=== What you have to do ===
Restate the data below word for word. Skip any images it contains.

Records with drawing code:
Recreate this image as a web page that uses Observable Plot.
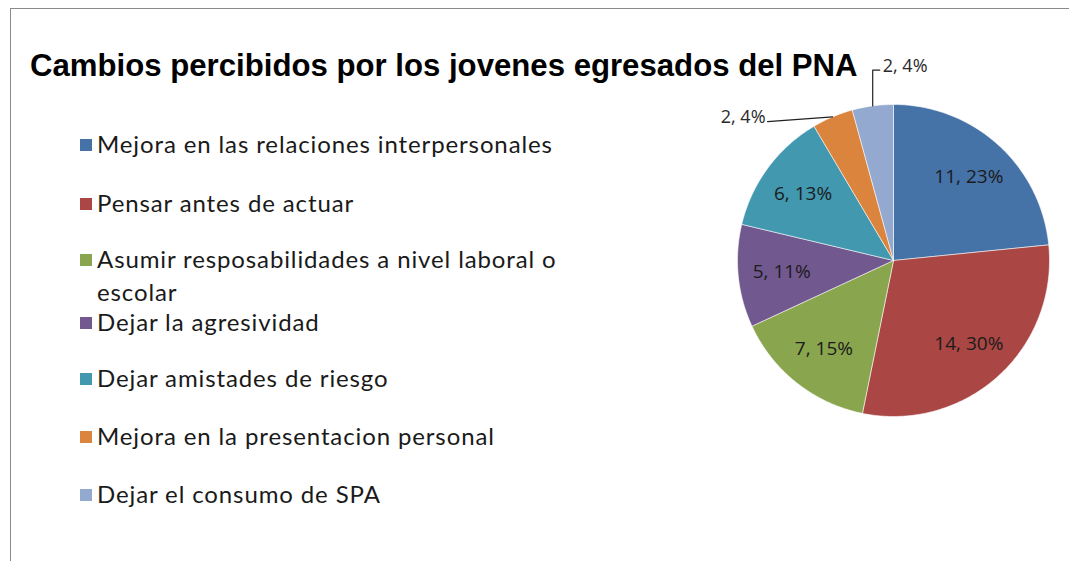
<!DOCTYPE html>
<html>
<head>
<meta charset="utf-8">
<script src="https://cdn.jsdelivr.net/npm/d3@7"></script>
<script src="https://cdn.jsdelivr.net/npm/@observablehq/plot@0.6"></script>
<style>
  html, body { margin: 0; padding: 0; background: #fff; }
  #wrap { position: relative; width: 1069px; height: 561px; overflow: hidden; background: #fff; }
  #wrap svg { position: absolute; left: 0; top: 0; }
  #frame { position: absolute; left: 10px; top: 8px; right: -2px; bottom: -2px; border-left: 1.5px solid #8a8a8a; border-top: 1.5px solid #8a8a8a; }
  #title { position: absolute; left: 30px; top: 48px; font-family: "Liberation Sans", Arial, sans-serif; font-weight: bold; font-size: 31px; color: #000; white-space: nowrap; }
  .item { position: absolute; left: 80px; font-family: Lato, "Open Sans", sans-serif; font-size: 24px; color: #1a1a1a; line-height: 33px; }
  .sw { position: absolute; left: 0; top: 12px; width: 12px; height: 12px; }
  .tx { position: relative; margin-left: 17px; width: 472px; }
  #probe { position: absolute; visibility: hidden; white-space: nowrap; font-family: Lato, "Open Sans", sans-serif; font-size: 24px; }
</style>
</head>
<body>
<div id="wrap">
  <div id="frame"></div>
  <div id="title">Cambios percibidos por los jovenes egresados del PNA</div>
  <span id="probe"></span>
</div>
<script>
// ---- data ----
const categories = [
  "Mejora en las relaciones interpersonales",
  "Pensar antes de actuar",
  "Asumir resposabilidades a nivel laboral o escolar",
  "Dejar la agresividad",
  "Dejar amistades de riesgo",
  "Mejora en la presentacion personal",
  "Dejar el consumo de SPA"
];
const counts = [11, 14, 7, 5, 6, 2, 2];
const percents = ["23%", "30%", "15%", "11%", "13%", "4%", "4%"];
const colors = ["#4572A7", "#AA4643", "#89A54E", "#71588F", "#4198AF", "#DB843D", "#93A9CF"];

// ---- geometry derived from the data ----
const pie = d3.pie().sort(null).value(d => d)(counts);
const polys = [];
pie.forEach((p, i) => {
  polys.push({cat: categories[i], x: 0, y: 0});
  const steps = Math.max(4, Math.ceil((p.endAngle - p.startAngle) / (Math.PI / 180)));
  for (let k = 0; k <= steps; k++) {
    const a = p.startAngle + (p.endAngle - p.startAngle) * k / steps;
    polys.push({cat: categories[i], x: Math.sin(a), y: Math.cos(a)});
  }
  polys.push({cat: categories[i], x: 0, y: 0});
});
const mid = p => (p.startAngle + p.endAngle) / 2;
const inside = [], leaders = [], outLeft = [], outUp = [];
pie.forEach((p, i) => {
  const a = mid(p);
  const text = counts[i] + ", " + percents[i];
  if (counts[i] / d3.sum(counts) > 0.06) {
    inside.push({x: 0.72 * Math.sin(a), y: 0.72 * Math.cos(a), text});
  } else {
    const ex = Math.sin(a), ey = Math.cos(a);
    if (outLeft.length === 0) {
      leaders.push({id: i, x: ex, y: ey}, {id: i, x: ex - 0.417, y: ey - 0.03});
      outLeft.push({x: ex - 0.417, y: ey - 0.03, text});
    } else {
      leaders.push({id: i, x: ex, y: ey}, {id: i, x: ex, y: 1.22}, {id: i, x: ex + 0.045, y: 1.22});
      outUp.push({x: ex + 0.045, y: 1.22, text});
    }
  }
});

const cx = 893, cy = 260, R = 156;
const labelFont = "'Open Sans', Lato, sans-serif";
const chart = Plot.plot({
  width: 1069, height: 561, margin: 0,
  x: {domain: [-1, 1], range: [cx - R, cx + R], axis: null},
  y: {domain: [-1, 1], range: [cy + R, cy - R], axis: null},
  color: {domain: categories, range: colors},
  style: {background: "transparent", overflow: "visible"},
  marks: [
    Plot.line(polys, {x: "x", y: "y", z: "cat", fill: "cat", stroke: "#ffffff", strokeWidth: 0.7, strokeOpacity: 0.8, curve: "linear-closed"}),
    Plot.line(leaders, {x: "x", y: "y", z: "id", stroke: "#222", strokeWidth: 1.2}),
    Plot.text(inside, {x: "x", y: "y", text: "text", fontSize: 19, fontFamily: labelFont, fill: "#1b1b1b"}),
    Plot.text(outLeft, {x: "x", y: "y", text: "text", textAnchor: "end", dx: -2, dy: -4, fontSize: 18, fontFamily: labelFont, fill: "#2a2a2a"}),
    Plot.text(outUp, {x: "x", y: "y", text: "text", textAnchor: "start", dx: 3, dy: -4, fontSize: 18, fontFamily: labelFont, fill: "#2a2a2a"})
  ]
});
const wrap = document.getElementById("wrap");
wrap.insertBefore(chart, wrap.firstChild);

// fit title width to reference box
const title = document.getElementById("title");
const tw = title.getBoundingClientRect().width;
title.style.fontSize = (31 * 828 / tw).toFixed(2) + "px";

// ---- HTML legend ----
const probe = document.getElementById("probe");
probe.textContent = categories[0];
const w0 = probe.getBoundingClientRect().width;
const ls = Math.max(0, (456 - w0) / categories[0].length);
const baselines = [153, 212, 268, 331, 387, 445, 503];
categories.forEach((c, i) => {
  const it = document.createElement("div");
  it.className = "item";
  it.style.top = (baselines[i] - 26) + "px";
  it.innerHTML = `<div class="sw" style="background:${colors[i]}"></div><div class="tx"></div>`;
  const tx = it.querySelector(".tx");
  tx.textContent = c;
  tx.style.letterSpacing = ls.toFixed(2) + "px";
  wrap.appendChild(it);
});
</script>
</body>
</html>
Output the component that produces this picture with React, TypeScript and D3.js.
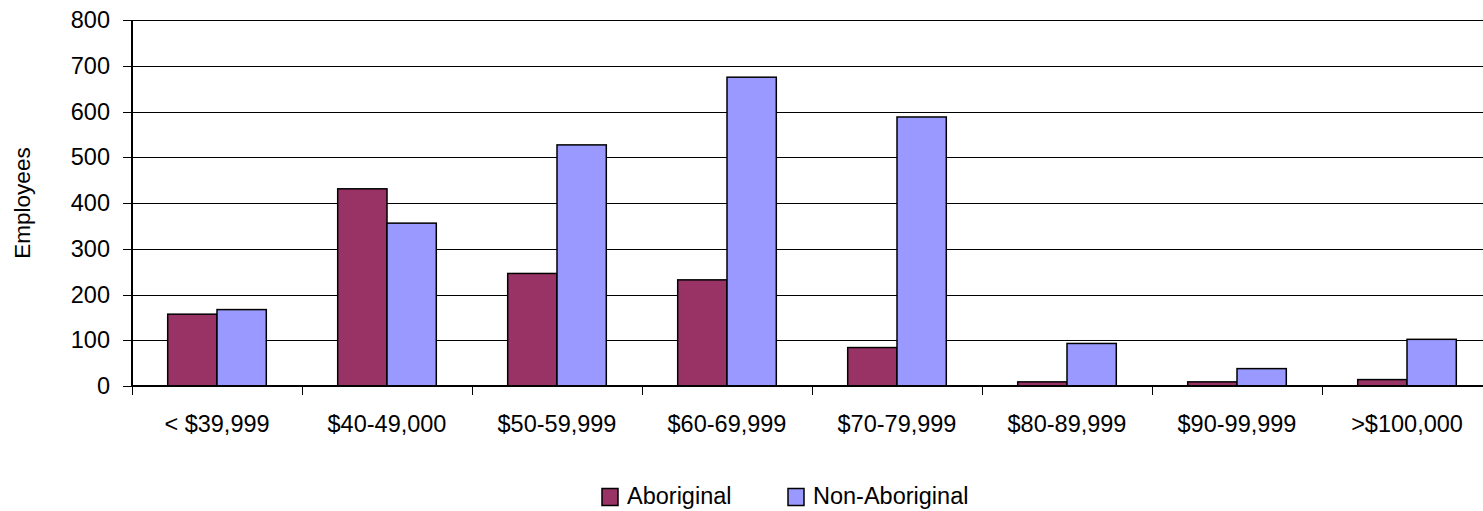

=== Complete response ===
Recreate this image as a web page that uses Observable Plot.
<!DOCTYPE html>
<html>
<head>
<meta charset="utf-8">
<script src="https://cdn.jsdelivr.net/npm/d3@7"></script>
<script src="https://cdn.jsdelivr.net/npm/@observablehq/plot@0.6"></script>
<style>
  html, body { margin: 0; padding: 0; background: #fff; }
  #wrap { position: relative; width: 1069px; height: 561px; overflow: hidden; background: #fff; }
  #wrap svg { position: absolute; left: 0; top: 0; }
  #frame { position: absolute; left: 10px; top: 8px; right: -2px; bottom: -2px; border-left: 1.5px solid #8a8a8a; border-top: 1.5px solid #8a8a8a; }
  #title { position: absolute; left: 30px; top: 48px; font-family: "Liberation Sans", Arial, sans-serif; font-weight: bold; font-size: 31px; color: #000; white-space: nowrap; }
  .item { position: absolute; left: 80px; font-family: Lato, "Open Sans", sans-serif; font-size: 24px; color: #1a1a1a; line-height: 33px; }
  .sw { position: absolute; left: 0; top: 12px; width: 12px; height: 12px; }
  .tx { position: relative; margin-left: 17px; width: 472px; }
  #probe { position: absolute; visibility: hidden; white-space: nowrap; font-family: Lato, "Open Sans", sans-serif; font-size: 24px; }
</style>
</head>
<body>
<div id="wrap">
  <div id="frame"></div>
  <div id="title">Cambios percibidos por los jovenes egresados del PNA</div>
  <span id="probe"></span>
</div>
<script>
// ---- data ----
const categories = [
  "Mejora en las relaciones interpersonales",
  "Pensar antes de actuar",
  "Asumir resposabilidades a nivel laboral o escolar",
  "Dejar la agresividad",
  "Dejar amistades de riesgo",
  "Mejora en la presentacion personal",
  "Dejar el consumo de SPA"
];
const counts = [11, 14, 7, 5, 6, 2, 2];
const percents = ["23%", "30%", "15%", "11%", "13%", "4%", "4%"];
const colors = ["#4572A7", "#AA4643", "#89A54E", "#71588F", "#4198AF", "#DB843D", "#93A9CF"];

// ---- geometry derived from the data ----
const pie = d3.pie().sort(null).value(d => d)(counts);
const polys = [];
pie.forEach((p, i) => {
  polys.push({cat: categories[i], x: 0, y: 0});
  const steps = Math.max(4, Math.ceil((p.endAngle - p.startAngle) / (Math.PI / 180)));
  for (let k = 0; k <= steps; k++) {
    const a = p.startAngle + (p.endAngle - p.startAngle) * k / steps;
    polys.push({cat: categories[i], x: Math.sin(a), y: Math.cos(a)});
  }
  polys.push({cat: categories[i], x: 0, y: 0});
});
const mid = p => (p.startAngle + p.endAngle) / 2;
const inside = [], leaders = [], outLeft = [], outUp = [];
pie.forEach((p, i) => {
  const a = mid(p);
  const text = counts[i] + ", " + percents[i];
  if (counts[i] / d3.sum(counts) > 0.06) {
    inside.push({x: 0.72 * Math.sin(a), y: 0.72 * Math.cos(a), text});
  } else {
    const ex = Math.sin(a), ey = Math.cos(a);
    if (outLeft.length === 0) {
      leaders.push({id: i, x: ex, y: ey}, {id: i, x: ex - 0.417, y: ey - 0.03});
      outLeft.push({x: ex - 0.417, y: ey - 0.03, text});
    } else {
      leaders.push({id: i, x: ex, y: ey}, {id: i, x: ex, y: 1.22}, {id: i, x: ex + 0.045, y: 1.22});
      outUp.push({x: ex + 0.045, y: 1.22, text});
    }
  }
});

const cx = 893, cy = 260, R = 156;
const labelFont = "'Open Sans', Lato, sans-serif";
const chart = Plot.plot({
  width: 1069, height: 561, margin: 0,
  x: {domain: [-1, 1], range: [cx - R, cx + R], axis: null},
  y: {domain: [-1, 1], range: [cy + R, cy - R], axis: null},
  color: {domain: categories, range: colors},
  style: {background: "transparent", overflow: "visible"},
  marks: [
    Plot.line(polys, {x: "x", y: "y", z: "cat", fill: "cat", stroke: "#ffffff", strokeWidth: 0.7, strokeOpacity: 0.8, curve: "linear-closed"}),
    Plot.line(leaders, {x: "x", y: "y", z: "id", stroke: "#222", strokeWidth: 1.2}),
    Plot.text(inside, {x: "x", y: "y", text: "text", fontSize: 19, fontFamily: labelFont, fill: "#1b1b1b"}),
    Plot.text(outLeft, {x: "x", y: "y", text: "text", textAnchor: "end", dx: -2, dy: -4, fontSize: 18, fontFamily: labelFont, fill: "#2a2a2a"}),
    Plot.text(outUp, {x: "x", y: "y", text: "text", textAnchor: "start", dx: 3, dy: -4, fontSize: 18, fontFamily: labelFont, fill: "#2a2a2a"})
  ]
});
const wrap = document.getElementById("wrap");
wrap.insertBefore(chart, wrap.firstChild);

// fit title width to reference box
const title = document.getElementById("title");
const tw = title.getBoundingClientRect().width;
title.style.fontSize = (31 * 828 / tw).toFixed(2) + "px";

// ---- HTML legend ----
const probe = document.getElementById("probe");
probe.textContent = categories[0];
const w0 = probe.getBoundingClientRect().width;
const ls = Math.max(0, (456 - w0) / categories[0].length);
const baselines = [153, 212, 268, 331, 387, 445, 503];
categories.forEach((c, i) => {
  const it = document.createElement("div");
  it.className = "item";
  it.style.top = (baselines[i] - 26) + "px";
  it.innerHTML = `<div class="sw" style="background:${colors[i]}"></div><div class="tx"></div>`;
  const tx = it.querySelector(".tx");
  tx.textContent = c;
  tx.style.letterSpacing = ls.toFixed(2) + "px";
  wrap.appendChild(it);
});
</script>
</body>
</html>
Output the component that produces this picture with React, TypeScript and D3.js.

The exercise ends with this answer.